26.2.22

MEMORIAS DE UN NIÑO PROBE (AUTOBIOGRAFÍA III)


Más o menos a los nueve años me fui a vivir con mis padres al Barrio Gavilán, concretamente a la calle Navas de Tolosa, en una casa de vecinos luego comprada por un tío paterno. Nuestra vivienda tenía tres piezas; pequeña cocina, comedor y dormitorio amplio. Al poco mis abuelos dejaron el huerto y adquirieron la casa de enfrente de la que habitábamos; allí y dada la numerosa prole de mis padres, nos instalaron un dormitorio para los hermanos varones. Fue la primera vez que disfrutamos de un cuarto de baño con ducha, e incluso bañera la cual nunca usaríamos, pero en el patio había un amplio pilón que utilizábamos con alegría en verano; a modo de minipiscina o bañera.


Allí mi abuela materna, Carmen, nos obsequiaba con sus exquisitas comidas populares; como, por ejemplo, el pisto o “boronía” y los besugos a los que ella dedicaba mucho tiempo quitándole las espinas. Lo siguió haciendo hasta que comencé el servicio militar como recluta en el Campamento de Cerro Muriano; y así, cuando volvía a casa con permiso de fin de semana, me tenía preparados esos platos porque sabía que eran los que más me gustaban. Lamento que existan personas que no hayan podido gozar del cariño de las abuelas; es indescriptible para mí su calidez, su tolerancia, su comprensión… Mi abuela paterna, Paca, también nos cocinaba unas patatas fritas en grandes lonchas -crujientes en sus bordes y blandas en el centro- que nunca olvidaré y que no he vuelto a disfrutar desde entonces.


Mi traslado al susodicho Barrio Gavilán supuso un cambio de colegio; de modo que empecé a acudir al recién creado Colegio Alcalde Pedro Barbudo (hoy reedificado) y en pleno Zumbacón. Allí cada dos niños plantamos un árbol (una falsa acacia tal vez); me tocó el número 12 y lo contemplé varias veces desde el exterior pasados los años.

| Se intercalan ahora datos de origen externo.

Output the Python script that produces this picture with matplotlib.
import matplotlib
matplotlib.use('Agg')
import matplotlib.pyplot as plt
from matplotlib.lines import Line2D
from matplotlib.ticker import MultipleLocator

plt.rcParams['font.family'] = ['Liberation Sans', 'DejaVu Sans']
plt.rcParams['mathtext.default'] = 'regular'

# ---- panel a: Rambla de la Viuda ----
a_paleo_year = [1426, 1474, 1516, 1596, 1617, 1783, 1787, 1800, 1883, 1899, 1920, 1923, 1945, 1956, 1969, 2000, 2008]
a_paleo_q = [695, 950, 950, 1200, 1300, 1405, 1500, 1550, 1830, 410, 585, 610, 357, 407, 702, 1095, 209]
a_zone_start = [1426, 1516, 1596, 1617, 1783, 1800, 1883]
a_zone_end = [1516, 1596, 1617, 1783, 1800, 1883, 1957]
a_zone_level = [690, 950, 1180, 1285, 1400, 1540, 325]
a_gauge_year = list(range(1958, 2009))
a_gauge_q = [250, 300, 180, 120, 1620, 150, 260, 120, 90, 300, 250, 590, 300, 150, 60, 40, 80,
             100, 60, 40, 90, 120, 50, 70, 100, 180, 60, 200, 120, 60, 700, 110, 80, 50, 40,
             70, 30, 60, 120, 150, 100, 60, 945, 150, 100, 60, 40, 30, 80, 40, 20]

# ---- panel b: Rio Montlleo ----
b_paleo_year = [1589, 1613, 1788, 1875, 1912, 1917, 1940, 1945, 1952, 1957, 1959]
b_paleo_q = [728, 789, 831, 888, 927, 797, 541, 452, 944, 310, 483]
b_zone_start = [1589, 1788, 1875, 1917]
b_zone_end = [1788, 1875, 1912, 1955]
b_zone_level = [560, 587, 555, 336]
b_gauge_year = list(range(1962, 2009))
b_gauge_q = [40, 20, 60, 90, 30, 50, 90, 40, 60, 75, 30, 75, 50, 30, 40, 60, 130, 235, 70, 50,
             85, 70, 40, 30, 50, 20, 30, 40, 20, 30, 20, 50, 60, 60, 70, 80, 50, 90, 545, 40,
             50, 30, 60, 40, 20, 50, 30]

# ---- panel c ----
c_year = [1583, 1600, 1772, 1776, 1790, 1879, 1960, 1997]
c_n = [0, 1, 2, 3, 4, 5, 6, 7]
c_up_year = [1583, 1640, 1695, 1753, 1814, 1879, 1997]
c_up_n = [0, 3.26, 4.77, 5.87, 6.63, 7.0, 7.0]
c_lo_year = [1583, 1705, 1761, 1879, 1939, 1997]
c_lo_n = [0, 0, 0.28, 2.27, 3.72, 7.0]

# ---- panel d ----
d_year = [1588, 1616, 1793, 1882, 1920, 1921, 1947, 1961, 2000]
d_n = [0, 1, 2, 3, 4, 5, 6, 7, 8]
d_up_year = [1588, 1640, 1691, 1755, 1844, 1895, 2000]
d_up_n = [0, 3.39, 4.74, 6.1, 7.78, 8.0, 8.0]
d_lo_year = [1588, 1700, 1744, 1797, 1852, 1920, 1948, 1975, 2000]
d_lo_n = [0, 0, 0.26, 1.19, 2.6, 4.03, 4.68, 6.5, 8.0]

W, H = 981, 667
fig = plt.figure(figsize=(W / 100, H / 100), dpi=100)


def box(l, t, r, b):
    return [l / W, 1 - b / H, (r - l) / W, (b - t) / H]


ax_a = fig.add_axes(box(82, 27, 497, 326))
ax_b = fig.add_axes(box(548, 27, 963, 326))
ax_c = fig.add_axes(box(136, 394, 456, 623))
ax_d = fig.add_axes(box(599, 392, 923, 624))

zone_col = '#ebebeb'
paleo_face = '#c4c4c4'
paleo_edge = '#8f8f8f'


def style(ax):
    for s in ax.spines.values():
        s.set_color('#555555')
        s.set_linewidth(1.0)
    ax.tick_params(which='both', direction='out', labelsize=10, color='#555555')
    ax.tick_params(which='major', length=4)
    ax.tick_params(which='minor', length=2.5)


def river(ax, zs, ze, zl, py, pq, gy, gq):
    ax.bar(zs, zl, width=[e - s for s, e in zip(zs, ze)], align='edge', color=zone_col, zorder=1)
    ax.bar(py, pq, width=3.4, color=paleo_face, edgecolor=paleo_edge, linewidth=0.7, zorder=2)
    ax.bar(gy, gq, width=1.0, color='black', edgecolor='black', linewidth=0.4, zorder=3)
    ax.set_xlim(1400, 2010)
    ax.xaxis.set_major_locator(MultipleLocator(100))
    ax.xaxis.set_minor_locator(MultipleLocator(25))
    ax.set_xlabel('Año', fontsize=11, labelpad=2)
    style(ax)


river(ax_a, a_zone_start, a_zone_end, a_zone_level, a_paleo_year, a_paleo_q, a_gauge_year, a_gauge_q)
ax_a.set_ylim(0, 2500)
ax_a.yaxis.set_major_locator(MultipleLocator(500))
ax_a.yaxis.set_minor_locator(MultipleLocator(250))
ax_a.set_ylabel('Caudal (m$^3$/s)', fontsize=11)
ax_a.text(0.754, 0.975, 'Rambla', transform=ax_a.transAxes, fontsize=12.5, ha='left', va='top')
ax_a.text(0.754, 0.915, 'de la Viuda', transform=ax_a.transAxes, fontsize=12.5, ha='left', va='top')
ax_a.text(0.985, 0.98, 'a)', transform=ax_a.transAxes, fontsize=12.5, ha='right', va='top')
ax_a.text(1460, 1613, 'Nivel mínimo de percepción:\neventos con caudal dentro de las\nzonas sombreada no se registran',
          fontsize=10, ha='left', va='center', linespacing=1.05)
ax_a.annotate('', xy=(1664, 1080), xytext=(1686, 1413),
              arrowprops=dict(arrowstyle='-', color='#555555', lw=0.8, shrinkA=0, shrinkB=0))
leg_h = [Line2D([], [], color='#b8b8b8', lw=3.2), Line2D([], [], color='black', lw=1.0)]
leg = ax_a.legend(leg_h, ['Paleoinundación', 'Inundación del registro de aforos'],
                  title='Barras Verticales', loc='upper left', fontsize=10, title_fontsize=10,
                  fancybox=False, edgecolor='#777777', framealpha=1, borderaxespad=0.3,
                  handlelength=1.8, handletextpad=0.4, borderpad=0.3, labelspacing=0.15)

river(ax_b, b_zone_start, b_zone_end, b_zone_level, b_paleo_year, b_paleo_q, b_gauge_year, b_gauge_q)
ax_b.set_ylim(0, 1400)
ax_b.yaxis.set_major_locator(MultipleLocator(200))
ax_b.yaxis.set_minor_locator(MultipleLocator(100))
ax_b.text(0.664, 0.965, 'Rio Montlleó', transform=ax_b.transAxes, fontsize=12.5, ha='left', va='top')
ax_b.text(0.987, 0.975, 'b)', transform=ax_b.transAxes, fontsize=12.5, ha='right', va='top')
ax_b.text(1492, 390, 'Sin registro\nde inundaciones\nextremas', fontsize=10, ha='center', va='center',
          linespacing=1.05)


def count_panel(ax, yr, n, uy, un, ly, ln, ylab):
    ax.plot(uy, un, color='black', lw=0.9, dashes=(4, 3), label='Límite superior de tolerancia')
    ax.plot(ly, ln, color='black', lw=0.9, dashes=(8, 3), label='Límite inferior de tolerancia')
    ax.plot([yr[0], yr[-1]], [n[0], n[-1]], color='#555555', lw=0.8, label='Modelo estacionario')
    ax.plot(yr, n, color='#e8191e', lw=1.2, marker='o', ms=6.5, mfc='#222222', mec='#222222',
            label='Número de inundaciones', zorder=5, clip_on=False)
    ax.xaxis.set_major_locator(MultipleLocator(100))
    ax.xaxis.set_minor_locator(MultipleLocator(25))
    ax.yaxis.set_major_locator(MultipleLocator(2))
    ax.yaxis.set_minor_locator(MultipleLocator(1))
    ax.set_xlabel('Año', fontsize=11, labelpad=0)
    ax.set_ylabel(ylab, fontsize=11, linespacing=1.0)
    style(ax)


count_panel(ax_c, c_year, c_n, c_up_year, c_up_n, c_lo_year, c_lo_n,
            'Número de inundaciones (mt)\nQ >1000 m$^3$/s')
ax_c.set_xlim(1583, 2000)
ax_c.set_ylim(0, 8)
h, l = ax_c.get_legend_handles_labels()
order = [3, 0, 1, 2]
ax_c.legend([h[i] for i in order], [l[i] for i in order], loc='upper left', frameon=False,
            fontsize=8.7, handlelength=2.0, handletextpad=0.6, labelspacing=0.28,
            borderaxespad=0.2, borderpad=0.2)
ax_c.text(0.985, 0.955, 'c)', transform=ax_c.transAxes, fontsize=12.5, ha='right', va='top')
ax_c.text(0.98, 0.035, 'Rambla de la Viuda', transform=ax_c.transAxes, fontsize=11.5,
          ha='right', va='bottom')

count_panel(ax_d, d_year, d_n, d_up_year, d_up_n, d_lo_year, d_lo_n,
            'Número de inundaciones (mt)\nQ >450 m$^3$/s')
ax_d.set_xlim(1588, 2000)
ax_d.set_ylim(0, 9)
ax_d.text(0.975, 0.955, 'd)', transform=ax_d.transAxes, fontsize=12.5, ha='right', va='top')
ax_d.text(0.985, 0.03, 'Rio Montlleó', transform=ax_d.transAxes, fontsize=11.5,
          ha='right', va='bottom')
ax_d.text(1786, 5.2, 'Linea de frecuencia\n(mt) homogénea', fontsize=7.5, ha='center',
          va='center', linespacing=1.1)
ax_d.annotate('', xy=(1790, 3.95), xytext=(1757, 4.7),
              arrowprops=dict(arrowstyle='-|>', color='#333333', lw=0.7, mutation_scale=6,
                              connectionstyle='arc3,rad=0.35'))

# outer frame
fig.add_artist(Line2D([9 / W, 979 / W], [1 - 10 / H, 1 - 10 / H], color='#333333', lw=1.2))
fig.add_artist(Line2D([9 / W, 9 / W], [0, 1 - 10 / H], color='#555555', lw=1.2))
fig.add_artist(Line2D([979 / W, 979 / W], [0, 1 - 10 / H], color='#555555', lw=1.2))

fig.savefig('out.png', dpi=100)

De este colegio recuerdo a tres maestros: el primero, mayor y cariñoso, al que por enfermedad sustituyó otro muy joven y amable (Antonio), que luego se dedicó a la psicología y con el  que me encontré gratamente cuando yo comenzaba mis estudios universitarios. Finalmente dos maestros mayores; el primero D. José, benévolo, pero con los dedos amarillentos por el tabaco, cuyas colillas no dejaba de apurar en clase (por entonces los maestros y profesores podían fumar en las aulas). El segundo, más severo y distante -no recuerdo su nombre pero procedía de Huelva- nos tiranizaba en clase poniéndonos en corro para que conjugásemos los verbos y al que no acertaba !zas! palmetazo con su informe madero. No había piedad, ni siquiera con los alumnos más aventajados, como era, con modestia, mi caso. Comíamos en el comedor del colegio para luego continuar las clases por la tarde, incluida la hora de “permanencias” que transcurría entre las 17 y las 18 horas. En el comedor no soportaba los macarrones, que vomitaban irremediablemente, pero me gustaban mucho los “filetes rusos” cuyo contenido y fórmula desconocía, sigo desconociendo y no he vuelto a probar. El maestro onubense además, y sabedor de que yo tocaba la bandurria, me obligaba a tañirla frente a él cuando dormitaba tras la comida, mientras que los demás niños disfrutaban del recreo antes de las clases vespertinas. Este onubense decía “jalar” en lugar de “tirar”, un modismo que aprendí entonces.


Por suerte me libré de las clases de la directora (Doña Florinda) y su marido, que llevaba un ojo de cristal, ambos catalanes y duros. Eran los años finales de los ’60.